Submitted to: Journal of Agricultural and Food Chemistry
Publication Type: Peer Reviewed Journal
Publication Acceptance Date: 11/7/1996
Publication Date: N/A
Citation: N/A

Interpretive Summary: Sweetpotato breeding programs in the United States have generated selections with a wide range of textural and flavor characteristics. Such diversity can lead to the identification of certain selections as being especially suitable for specific processed products. However, short of preparing and evaluating a given product from each selection, there is no way to find which selection might be suitable. In this research we compared selected physical and compositional properties of raw and fried sweetpotato selections with the sensory attributes of the fried selections to determine if this information could be used to predict flavor and/or textural properties of the fried product. We found that selected compositional properties of both raw and fried sweetpotato selections were correlated with some sensory properties of sweetpotato French fries. Using these compositional properties, plant breeders would be able to screen large numbers of selections for these sensory properties and, thus, eliminate the necessity for extensive, time-consuming sensory panels. This would be of benefit to plant breeding programs.

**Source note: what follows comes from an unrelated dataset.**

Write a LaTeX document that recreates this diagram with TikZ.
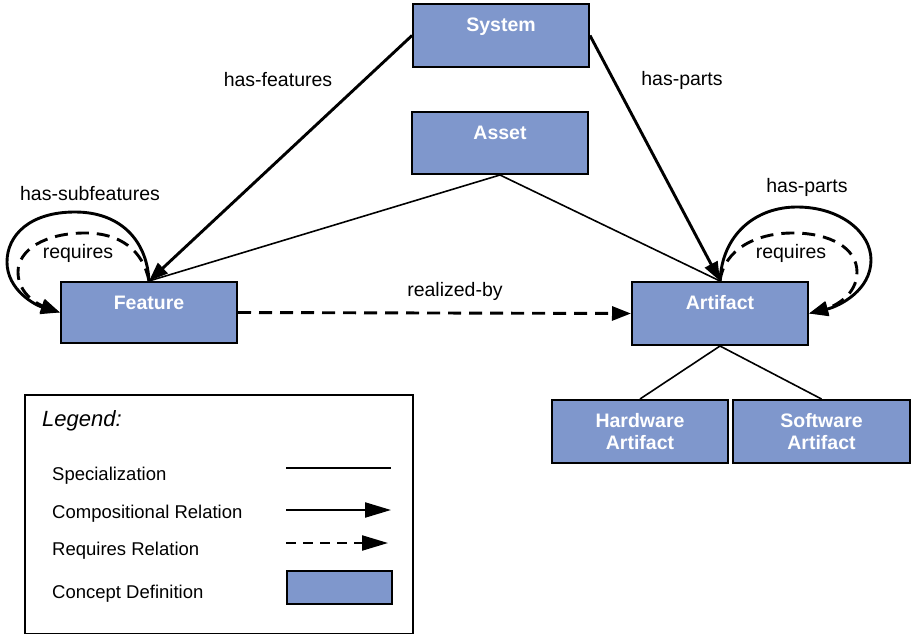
\documentclass[tikz,border=0pt]{standalone}
\usepackage{fontspec}
\setmainfont{Liberation Sans}
\usetikzlibrary{arrows.meta}
\definecolor{boxblue}{RGB}{127,151,204}
\begin{document}
\begin{tikzpicture}[x=1pt,y=-1pt,
 conceptbase/.style={draw=black,line width=2pt,fill=boxblue,text=white,
   font=\fontsize{19.5}{22}\selectfont\bfseries,minimum width=176pt,inner sep=0pt},
 concept/.style={conceptbase,anchor=north,text height=27.5pt},
 concepttwo/.style={conceptbase,minimum height=63pt,align=center,
   font=\fontsize{19.5}{22.5}\selectfont\bfseries},
 lbl/.style={font=\fontsize{19.5}{22}\selectfont,inner sep=0pt},
 legtext/.style={font=\fontsize{18.5}{22}\selectfont,inner sep=0pt,anchor=base west},
 comp/.style={line width=2.9pt,-{Triangle[length=19pt,width=14pt]}},
 req/.style={line width=2.9pt,dash pattern=on 13pt off 8pt,-{Triangle[length=19pt,width=14pt]}},
 spec/.style={line width=1.6pt},
 legcomp/.style={line width=2.2pt,-{Triangle[length=26pt,width=15pt]}},
 legreq/.style={line width=2.2pt,dash pattern=on 10pt off 7pt,-{Triangle[length=26pt,width=15pt]}}]
\useasboundingbox (0,0) rectangle (911,634);

% concept boxes
\node[concept,text depth=35.5pt] (system) at (501,3) {System};
\node[concept,text depth=34.5pt] (asset) at (500,111) {Asset};
\node[concept,text depth=33.5pt] (feature) at (149,281) {Feature};
\node[concept,text depth=35.5pt] (artifact) at (720,281) {Artifact};
\node[concepttwo] (hw) at (640,431.5) {Hardware\\Artifact};
\node[concepttwo,minimum width=177pt] (sw) at (821.5,431.5) {Software\\Artifact};

% relations
\draw[comp] (system.west) -- (feature.north);
\draw[comp] (system.east) -- (artifact.north);
\draw[spec] (asset.south) -- (feature.north);
\draw[spec] (asset.south) -- (artifact.north);
\draw[req] (feature.east) -- (artifact.west);
\draw[spec] (artifact.south) -- (hw.north);
\draw[spec] (artifact.south) -- (sw.north);

% self loops on Feature
\draw[comp] (feature.north) .. controls (147,240) and (120,212) .. (75,212)
  .. controls (30,212) and (7,235) .. (7,262)
  .. controls (7,290) and (35,305) .. (feature.west);
\draw[req] (feature.north) .. controls (143,250) and (120,233) .. (85,233)
  .. controls (45,233) and (18,250) .. (18,272)
  .. controls (18,295) and (40,305) .. (feature.west);

% self loops on Artifact
\draw[comp] (artifact.north) .. controls (722,235) and (755,207) .. (797,207)
  .. controls (840,207) and (871,232) .. (871,260)
  .. controls (871,290) and (840,306) .. (artifact.east);
\draw[req] (artifact.north) .. controls (724,250) and (755,233) .. (793,233)
  .. controls (830,233) and (857,248) .. (857,272)
  .. controls (857,295) and (835,306) .. (artifact.east);

% labels
\node[lbl] (lhf) at (278,80) {has-features};
\node[lbl] (lhp) at (682,80) {has-parts};
\node[lbl] (lhsf) at (90,194) {has-subfeatures};
\node[lbl] (lreqf) at (78,253) {requires};
\node[lbl] (lhpa) at (807,187) {has-parts};
\node[lbl] (lreqa) at (791,253) {requires};
\node[lbl] (lrb) at (455,291) {realized-by};

% legend
\node[draw=black,line width=1.6pt,minimum width=388pt,minimum height=239pt,
  anchor=north west,inner sep=0pt] (legend) at (24,394) {};
\node[inner sep=0pt,anchor=base west,font=\fontsize{22}{26}\selectfont\itshape] (lgtitle) at (42,426) {Legend:};
\node[legtext] (lspec) at (52,480) {Specialization};
\node[legtext] (lcomp) at (52,518) {Compositional Relation};
\node[legtext] (lreq) at (52,555) {Requires Relation};
\node[legtext] (lconc) at (52,598) {Concept Definition};
\coordinate (s1) at (286,468); \coordinate (s2) at (391,468);
\coordinate (c1) at (286,510); \coordinate (c2) at (391,510);
\coordinate (r1) at (286,543); \coordinate (r2) at (388,543);
\draw[spec,line width=2pt] (s1) -- (s2);
\draw[legcomp] (c1) -- (c2);
\draw[legreq] (r1) -- (r2);
\node[draw=black,line width=2pt,fill=boxblue,minimum width=105pt,minimum height=33pt,
  inner sep=0pt,anchor=north west] (lbox) at (286,570) {};
\end{tikzpicture}
\end{document}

Technical Abstract: Strips from five sweetpotato (SP) cultivars (cv) representing two different texture/flavor types were prepared and frozen. They were then fried and their flavor and texture evaluated by sensory panels. Also, selected physical and compositional analyses were performed on raw and fried SP. An untrained preference panel tended to score the flavor of the sweeter types highest and the texture of the firm types higher than sweet types. A trained profile panel identified and scored four flavor notes and three texture categories, with a total of ten notes. This research indicated that the intensity of the flavor notes sweetness and starch and the intensity of texture notes first-bite moistness and first-bite hardness were highly correlated with some of the compositional parameters. Correlation between compositional parameters and the flavor and texture note intensities listed above could be developed into a system to predict those sensory properties in newly developed selections without having to resort to sensory analyses.